Extracted data entries —
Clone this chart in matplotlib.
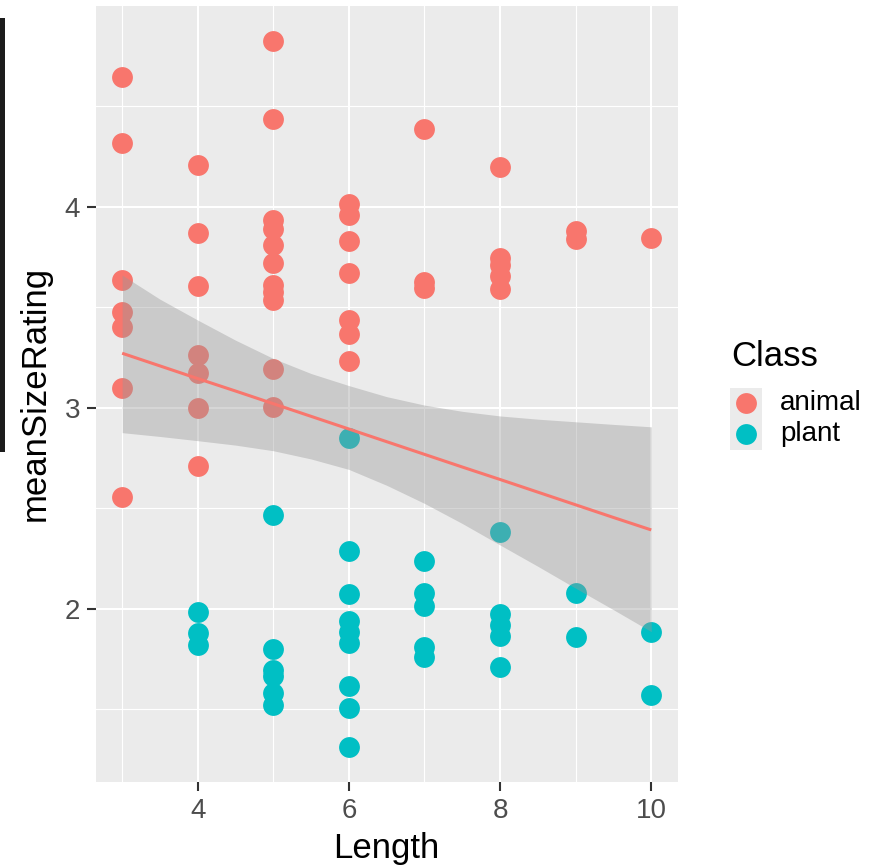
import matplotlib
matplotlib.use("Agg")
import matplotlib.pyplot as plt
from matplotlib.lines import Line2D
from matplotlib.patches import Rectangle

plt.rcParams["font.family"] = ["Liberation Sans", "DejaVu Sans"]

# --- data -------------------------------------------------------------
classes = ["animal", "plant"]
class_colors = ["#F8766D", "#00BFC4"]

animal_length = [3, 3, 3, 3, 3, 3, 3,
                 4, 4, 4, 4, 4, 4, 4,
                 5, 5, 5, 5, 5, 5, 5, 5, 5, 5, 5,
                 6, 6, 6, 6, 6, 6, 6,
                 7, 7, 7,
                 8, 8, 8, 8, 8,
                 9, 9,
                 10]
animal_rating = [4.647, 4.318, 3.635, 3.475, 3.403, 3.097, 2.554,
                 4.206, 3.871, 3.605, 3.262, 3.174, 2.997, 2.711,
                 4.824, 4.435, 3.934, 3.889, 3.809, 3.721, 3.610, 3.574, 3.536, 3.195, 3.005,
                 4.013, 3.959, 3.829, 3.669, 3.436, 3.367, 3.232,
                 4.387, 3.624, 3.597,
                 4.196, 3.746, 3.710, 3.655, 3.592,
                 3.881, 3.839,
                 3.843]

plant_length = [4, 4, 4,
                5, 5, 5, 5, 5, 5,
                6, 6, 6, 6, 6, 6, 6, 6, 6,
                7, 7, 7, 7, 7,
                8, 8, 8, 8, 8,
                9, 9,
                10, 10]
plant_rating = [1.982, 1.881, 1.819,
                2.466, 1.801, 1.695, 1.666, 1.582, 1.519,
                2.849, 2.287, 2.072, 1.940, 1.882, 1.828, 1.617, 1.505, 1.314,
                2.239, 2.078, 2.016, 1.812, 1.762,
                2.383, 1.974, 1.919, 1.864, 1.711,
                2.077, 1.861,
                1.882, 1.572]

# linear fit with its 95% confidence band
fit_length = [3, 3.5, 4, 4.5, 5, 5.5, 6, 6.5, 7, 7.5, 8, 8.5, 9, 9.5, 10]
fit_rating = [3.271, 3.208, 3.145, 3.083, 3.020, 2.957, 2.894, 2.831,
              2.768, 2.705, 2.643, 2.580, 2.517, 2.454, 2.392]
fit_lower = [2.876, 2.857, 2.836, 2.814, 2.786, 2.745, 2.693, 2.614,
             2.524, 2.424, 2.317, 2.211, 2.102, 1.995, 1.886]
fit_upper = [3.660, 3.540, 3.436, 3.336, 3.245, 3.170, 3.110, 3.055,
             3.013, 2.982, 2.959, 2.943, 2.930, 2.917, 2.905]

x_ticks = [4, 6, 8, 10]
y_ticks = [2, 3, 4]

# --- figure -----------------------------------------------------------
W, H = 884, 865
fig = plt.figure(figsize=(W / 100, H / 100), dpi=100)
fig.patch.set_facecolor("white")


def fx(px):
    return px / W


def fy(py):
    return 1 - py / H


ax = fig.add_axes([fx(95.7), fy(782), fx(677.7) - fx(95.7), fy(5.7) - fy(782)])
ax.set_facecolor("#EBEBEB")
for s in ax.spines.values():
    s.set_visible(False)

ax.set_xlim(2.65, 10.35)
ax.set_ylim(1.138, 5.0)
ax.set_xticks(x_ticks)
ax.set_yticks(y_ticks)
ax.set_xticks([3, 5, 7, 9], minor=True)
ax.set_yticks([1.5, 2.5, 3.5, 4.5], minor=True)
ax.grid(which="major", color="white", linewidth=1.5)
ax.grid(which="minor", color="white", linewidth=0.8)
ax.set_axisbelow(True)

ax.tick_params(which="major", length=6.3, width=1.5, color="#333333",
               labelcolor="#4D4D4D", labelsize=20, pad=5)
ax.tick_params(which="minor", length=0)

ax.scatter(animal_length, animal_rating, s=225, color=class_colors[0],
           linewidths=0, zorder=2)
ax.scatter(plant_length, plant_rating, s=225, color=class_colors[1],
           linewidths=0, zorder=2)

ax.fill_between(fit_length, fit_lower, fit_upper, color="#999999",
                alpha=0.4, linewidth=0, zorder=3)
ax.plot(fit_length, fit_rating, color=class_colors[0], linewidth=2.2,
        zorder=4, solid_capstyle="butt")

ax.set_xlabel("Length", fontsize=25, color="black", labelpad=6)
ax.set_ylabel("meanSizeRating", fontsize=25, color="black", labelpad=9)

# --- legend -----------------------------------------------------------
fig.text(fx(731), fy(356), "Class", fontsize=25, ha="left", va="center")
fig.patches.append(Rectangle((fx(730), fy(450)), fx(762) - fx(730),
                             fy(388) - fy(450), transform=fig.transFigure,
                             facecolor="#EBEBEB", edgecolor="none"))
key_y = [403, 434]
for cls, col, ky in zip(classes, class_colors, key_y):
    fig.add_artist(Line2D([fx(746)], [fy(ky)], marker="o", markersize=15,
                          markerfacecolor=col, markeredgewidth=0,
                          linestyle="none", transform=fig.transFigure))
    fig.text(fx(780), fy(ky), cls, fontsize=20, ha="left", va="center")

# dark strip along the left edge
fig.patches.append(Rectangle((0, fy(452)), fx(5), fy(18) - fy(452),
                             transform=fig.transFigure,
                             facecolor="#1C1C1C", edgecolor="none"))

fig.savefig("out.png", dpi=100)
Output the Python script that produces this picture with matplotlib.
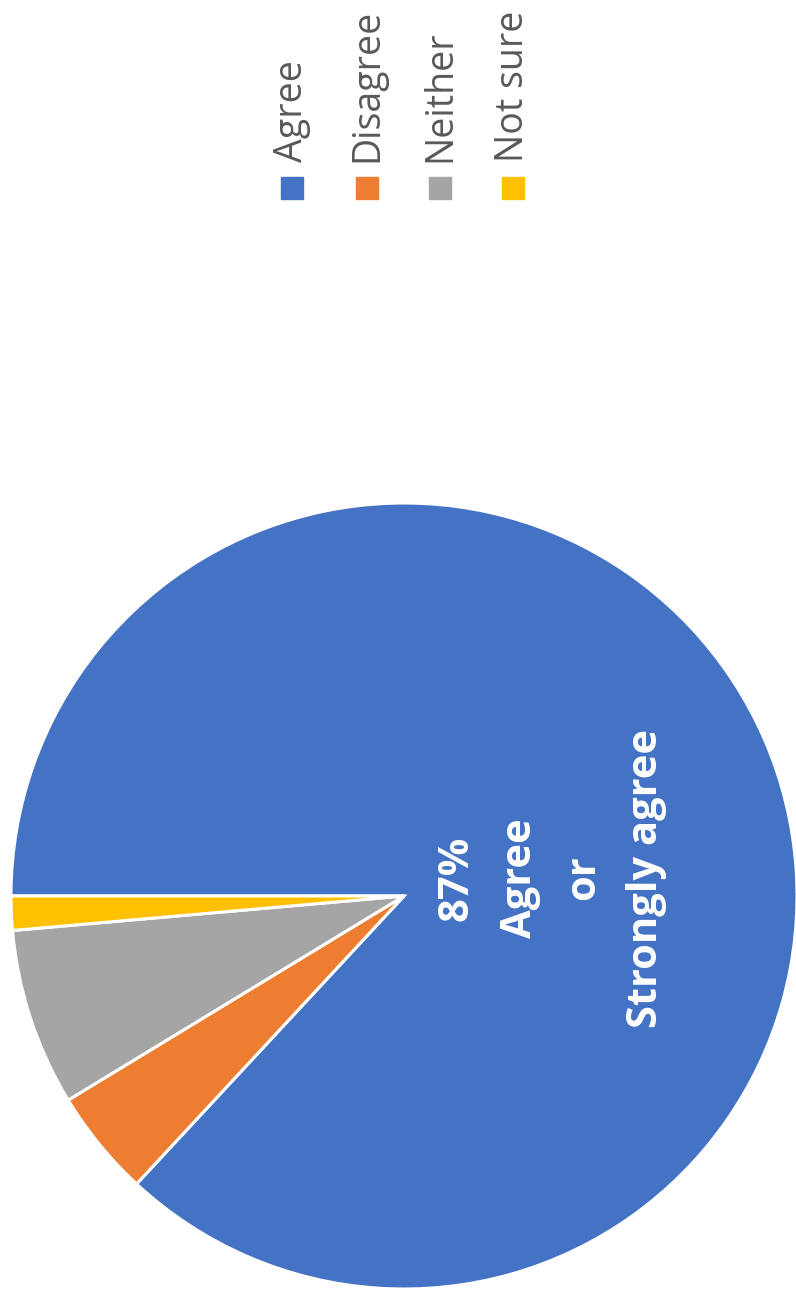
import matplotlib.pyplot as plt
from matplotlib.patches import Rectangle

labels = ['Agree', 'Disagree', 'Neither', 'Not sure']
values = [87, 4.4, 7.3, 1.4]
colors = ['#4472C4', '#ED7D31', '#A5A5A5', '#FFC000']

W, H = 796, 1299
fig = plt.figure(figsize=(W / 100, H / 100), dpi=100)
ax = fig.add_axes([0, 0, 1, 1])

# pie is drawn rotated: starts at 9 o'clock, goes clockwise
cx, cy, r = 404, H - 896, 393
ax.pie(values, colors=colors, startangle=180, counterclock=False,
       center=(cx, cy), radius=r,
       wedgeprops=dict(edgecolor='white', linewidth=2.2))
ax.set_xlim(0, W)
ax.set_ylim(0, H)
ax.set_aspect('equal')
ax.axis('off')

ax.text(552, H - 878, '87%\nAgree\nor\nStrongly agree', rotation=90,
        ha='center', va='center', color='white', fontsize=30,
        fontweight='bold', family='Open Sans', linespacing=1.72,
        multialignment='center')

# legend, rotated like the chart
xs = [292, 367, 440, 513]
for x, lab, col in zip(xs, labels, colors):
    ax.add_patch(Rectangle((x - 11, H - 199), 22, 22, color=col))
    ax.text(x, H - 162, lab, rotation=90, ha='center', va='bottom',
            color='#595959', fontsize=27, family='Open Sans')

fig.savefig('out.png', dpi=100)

EXERCISE — Leave out the pictures and give the rest of the records again exactly.

EXERCISE SOLUTION —
Clone this chart in matplotlib.
import matplotlib
matplotlib.use("Agg")
import matplotlib.pyplot as plt
from matplotlib.lines import Line2D
from matplotlib.patches import Rectangle

plt.rcParams["font.family"] = ["Liberation Sans", "DejaVu Sans"]

# --- data -------------------------------------------------------------
classes = ["animal", "plant"]
class_colors = ["#F8766D", "#00BFC4"]

animal_length = [3, 3, 3, 3, 3, 3, 3,
                 4, 4, 4, 4, 4, 4, 4,
                 5, 5, 5, 5, 5, 5, 5, 5, 5, 5, 5,
                 6, 6, 6, 6, 6, 6, 6,
                 7, 7, 7,
                 8, 8, 8, 8, 8,
                 9, 9,
                 10]
animal_rating = [4.647, 4.318, 3.635, 3.475, 3.403, 3.097, 2.554,
                 4.206, 3.871, 3.605, 3.262, 3.174, 2.997, 2.711,
                 4.824, 4.435, 3.934, 3.889, 3.809, 3.721, 3.610, 3.574, 3.536, 3.195, 3.005,
                 4.013, 3.959, 3.829, 3.669, 3.436, 3.367, 3.232,
                 4.387, 3.624, 3.597,
                 4.196, 3.746, 3.710, 3.655, 3.592,
                 3.881, 3.839,
                 3.843]

plant_length = [4, 4, 4,
                5, 5, 5, 5, 5, 5,
                6, 6, 6, 6, 6, 6, 6, 6, 6,
                7, 7, 7, 7, 7,
                8, 8, 8, 8, 8,
                9, 9,
                10, 10]
plant_rating = [1.982, 1.881, 1.819,
                2.466, 1.801, 1.695, 1.666, 1.582, 1.519,
                2.849, 2.287, 2.072, 1.940, 1.882, 1.828, 1.617, 1.505, 1.314,
                2.239, 2.078, 2.016, 1.812, 1.762,
                2.383, 1.974, 1.919, 1.864, 1.711,
                2.077, 1.861,
                1.882, 1.572]

# linear fit with its 95% confidence band
fit_length = [3, 3.5, 4, 4.5, 5, 5.5, 6, 6.5, 7, 7.5, 8, 8.5, 9, 9.5, 10]
fit_rating = [3.271, 3.208, 3.145, 3.083, 3.020, 2.957, 2.894, 2.831,
              2.768, 2.705, 2.643, 2.580, 2.517, 2.454, 2.392]
fit_lower = [2.876, 2.857, 2.836, 2.814, 2.786, 2.745, 2.693, 2.614,
             2.524, 2.424, 2.317, 2.211, 2.102, 1.995, 1.886]
fit_upper = [3.660, 3.540, 3.436, 3.336, 3.245, 3.170, 3.110, 3.055,
             3.013, 2.982, 2.959, 2.943, 2.930, 2.917, 2.905]

x_ticks = [4, 6, 8, 10]
y_ticks = [2, 3, 4]

# --- figure -----------------------------------------------------------
W, H = 884, 865
fig = plt.figure(figsize=(W / 100, H / 100), dpi=100)
fig.patch.set_facecolor("white")


def fx(px):
    return px / W


def fy(py):
    return 1 - py / H


ax = fig.add_axes([fx(95.7), fy(782), fx(677.7) - fx(95.7), fy(5.7) - fy(782)])
ax.set_facecolor("#EBEBEB")
for s in ax.spines.values():
    s.set_visible(False)

ax.set_xlim(2.65, 10.35)
ax.set_ylim(1.138, 5.0)
ax.set_xticks(x_ticks)
ax.set_yticks(y_ticks)
ax.set_xticks([3, 5, 7, 9], minor=True)
ax.set_yticks([1.5, 2.5, 3.5, 4.5], minor=True)
ax.grid(which="major", color="white", linewidth=1.5)
ax.grid(which="minor", color="white", linewidth=0.8)
ax.set_axisbelow(True)

ax.tick_params(which="major", length=6.3, width=1.5, color="#333333",
               labelcolor="#4D4D4D", labelsize=20, pad=5)
ax.tick_params(which="minor", length=0)

ax.scatter(animal_length, animal_rating, s=225, color=class_colors[0],
           linewidths=0, zorder=2)
ax.scatter(plant_length, plant_rating, s=225, color=class_colors[1],
           linewidths=0, zorder=2)

ax.fill_between(fit_length, fit_lower, fit_upper, color="#999999",
                alpha=0.4, linewidth=0, zorder=3)
ax.plot(fit_length, fit_rating, color=class_colors[0], linewidth=2.2,
        zorder=4, solid_capstyle="butt")

ax.set_xlabel("Length", fontsize=25, color="black", labelpad=6)
ax.set_ylabel("meanSizeRating", fontsize=25, color="black", labelpad=9)

# --- legend -----------------------------------------------------------
fig.text(fx(731), fy(356), "Class", fontsize=25, ha="left", va="center")
fig.patches.append(Rectangle((fx(730), fy(450)), fx(762) - fx(730),
                             fy(388) - fy(450), transform=fig.transFigure,
                             facecolor="#EBEBEB", edgecolor="none"))
key_y = [403, 434]
for cls, col, ky in zip(classes, class_colors, key_y):
    fig.add_artist(Line2D([fx(746)], [fy(ky)], marker="o", markersize=15,
                          markerfacecolor=col, markeredgewidth=0,
                          linestyle="none", transform=fig.transFigure))
    fig.text(fx(780), fy(ky), cls, fontsize=20, ha="left", va="center")

# dark strip along the left edge
fig.patches.append(Rectangle((0, fy(452)), fx(5), fy(18) - fy(452),
                             transform=fig.transFigure,
                             facecolor="#1C1C1C", edgecolor="none"))

fig.savefig("out.png", dpi=100)
Output the Python script that produces this picture with matplotlib.
import matplotlib.pyplot as plt
from matplotlib.patches import Rectangle

labels = ['Agree', 'Disagree', 'Neither', 'Not sure']
values = [87, 4.4, 7.3, 1.4]
colors = ['#4472C4', '#ED7D31', '#A5A5A5', '#FFC000']

W, H = 796, 1299
fig = plt.figure(figsize=(W / 100, H / 100), dpi=100)
ax = fig.add_axes([0, 0, 1, 1])

# pie is drawn rotated: starts at 9 o'clock, goes clockwise
cx, cy, r = 404, H - 896, 393
ax.pie(values, colors=colors, startangle=180, counterclock=False,
       center=(cx, cy), radius=r,
       wedgeprops=dict(edgecolor='white', linewidth=2.2))
ax.set_xlim(0, W)
ax.set_ylim(0, H)
ax.set_aspect('equal')
ax.axis('off')

ax.text(552, H - 878, '87%\nAgree\nor\nStrongly agree', rotation=90,
        ha='center', va='center', color='white', fontsize=30,
        fontweight='bold', family='Open Sans', linespacing=1.72,
        multialignment='center')

# legend, rotated like the chart
xs = [292, 367, 440, 513]
for x, lab, col in zip(xs, labels, colors):
    ax.add_patch(Rectangle((x - 11, H - 199), 22, 22, color=col))
    ax.text(x, H - 162, lab, rotation=90, ha='center', va='bottom',
            color='#595959', fontsize=27, family='Open Sans')

fig.savefig('out.png', dpi=100)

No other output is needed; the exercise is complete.